▸ Information shown:

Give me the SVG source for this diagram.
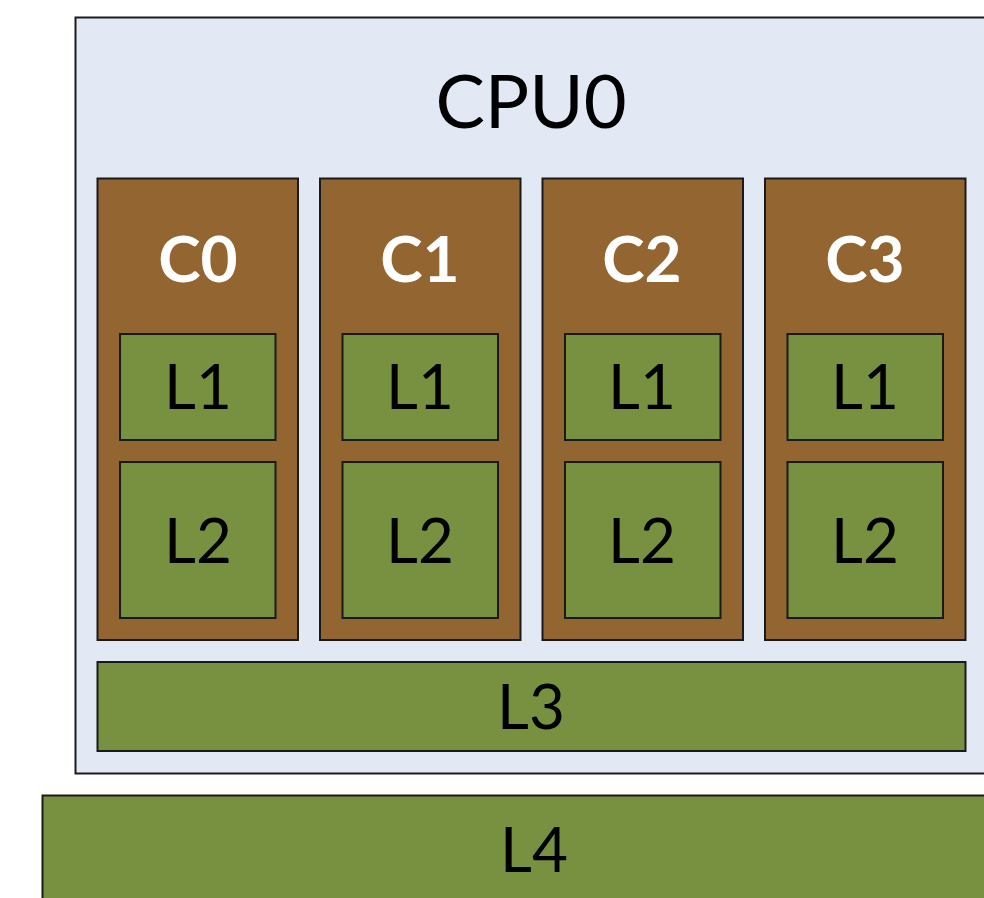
<svg xmlns="http://www.w3.org/2000/svg" width="984" height="898" viewBox="0 0 984 898">
<style>
.box{stroke:#1a1a1a;stroke-width:2}
.cpu{fill:#E2E8F4}
.core{fill:#936631}
.cache{fill:#789141}
.t{font-family:Lato,"Open Sans",sans-serif;text-anchor:middle;fill:#000}
.big{font-size:74px}
.ct{font-size:64px;font-weight:bold;fill:#fff}
.lt{font-size:62px}
</style>
<rect width="984" height="898" fill="#fff"/>
<g id="cpu0">
<rect class="box cpu" x="75.5" y="17.5" width="930" height="756"/>
<text class="t big" x="531" y="128">CPU0</text>
</g>
<g id="c0">
<rect class="box core" x="97.5" y="178.5" width="200.5" height="461.5"/>
<text class="t ct" x="198" y="282">C0</text>
<rect class="box cache" x="120" y="334" width="155.5" height="106"/>
<text class="t lt" x="198" y="409">L1</text>
<rect class="box cache" x="120" y="462" width="155.5" height="156"/>
<text class="t lt" x="198" y="563">L2</text>
</g>
<g id="c1">
<rect class="box core" x="320" y="178.5" width="200.5" height="461.5"/>
<text class="t ct" x="420" y="282">C1</text>
<rect class="box cache" x="342.5" y="334" width="155.5" height="106"/>
<text class="t lt" x="420" y="409">L1</text>
<rect class="box cache" x="342.5" y="462" width="155.5" height="156"/>
<text class="t lt" x="420" y="563">L2</text>
</g>
<g id="c2">
<rect class="box core" x="542.5" y="178.5" width="200.5" height="461.5"/>
<text class="t ct" x="642" y="282">C2</text>
<rect class="box cache" x="565" y="334" width="155.5" height="106"/>
<text class="t lt" x="642" y="409">L1</text>
<rect class="box cache" x="565" y="462" width="155.5" height="156"/>
<text class="t lt" x="642" y="563">L2</text>
</g>
<g id="c3">
<rect class="box core" x="765" y="178.5" width="200.5" height="461.5"/>
<text class="t ct" x="865" y="282">C3</text>
<rect class="box cache" x="787.5" y="334" width="155.5" height="106"/>
<text class="t lt" x="865" y="409">L1</text>
<rect class="box cache" x="787.5" y="462" width="155.5" height="156"/>
<text class="t lt" x="865" y="563">L2</text>
</g>
<g id="l3">
<rect class="box cache" x="97.5" y="662" width="868" height="89"/>
<text class="t lt" x="531" y="729">L3</text>
</g>
<g id="l4">
<rect class="box cache" x="42.5" y="795.5" width="970" height="120"/>
<text class="t lt" x="534" y="872">L4</text>
</g>
<g id="connectors"></g>
</svg>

▸ Instructions to follow: Write out the listing above exactly as it stands, pictures excluded.

▸ Written response:
Give me the SVG source for this diagram.
<svg xmlns="http://www.w3.org/2000/svg" width="984" height="898" viewBox="0 0 984 898">
<style>
.box{stroke:#1a1a1a;stroke-width:2}
.cpu{fill:#E2E8F4}
.core{fill:#936631}
.cache{fill:#789141}
.t{font-family:Lato,"Open Sans",sans-serif;text-anchor:middle;fill:#000}
.big{font-size:74px}
.ct{font-size:64px;font-weight:bold;fill:#fff}
.lt{font-size:62px}
</style>
<rect width="984" height="898" fill="#fff"/>
<g id="cpu0">
<rect class="box cpu" x="75.5" y="17.5" width="930" height="756"/>
<text class="t big" x="531" y="128">CPU0</text>
</g>
<g id="c0">
<rect class="box core" x="97.5" y="178.5" width="200.5" height="461.5"/>
<text class="t ct" x="198" y="282">C0</text>
<rect class="box cache" x="120" y="334" width="155.5" height="106"/>
<text class="t lt" x="198" y="409">L1</text>
<rect class="box cache" x="120" y="462" width="155.5" height="156"/>
<text class="t lt" x="198" y="563">L2</text>
</g>
<g id="c1">
<rect class="box core" x="320" y="178.5" width="200.5" height="461.5"/>
<text class="t ct" x="420" y="282">C1</text>
<rect class="box cache" x="342.5" y="334" width="155.5" height="106"/>
<text class="t lt" x="420" y="409">L1</text>
<rect class="box cache" x="342.5" y="462" width="155.5" height="156"/>
<text class="t lt" x="420" y="563">L2</text>
</g>
<g id="c2">
<rect class="box core" x="542.5" y="178.5" width="200.5" height="461.5"/>
<text class="t ct" x="642" y="282">C2</text>
<rect class="box cache" x="565" y="334" width="155.5" height="106"/>
<text class="t lt" x="642" y="409">L1</text>
<rect class="box cache" x="565" y="462" width="155.5" height="156"/>
<text class="t lt" x="642" y="563">L2</text>
</g>
<g id="c3">
<rect class="box core" x="765" y="178.5" width="200.5" height="461.5"/>
<text class="t ct" x="865" y="282">C3</text>
<rect class="box cache" x="787.5" y="334" width="155.5" height="106"/>
<text class="t lt" x="865" y="409">L1</text>
<rect class="box cache" x="787.5" y="462" width="155.5" height="156"/>
<text class="t lt" x="865" y="563">L2</text>
</g>
<g id="l3">
<rect class="box cache" x="97.5" y="662" width="868" height="89"/>
<text class="t lt" x="531" y="729">L3</text>
</g>
<g id="l4">
<rect class="box cache" x="42.5" y="795.5" width="970" height="120"/>
<text class="t lt" x="534" y="872">L4</text>
</g>
<g id="connectors"></g>
</svg>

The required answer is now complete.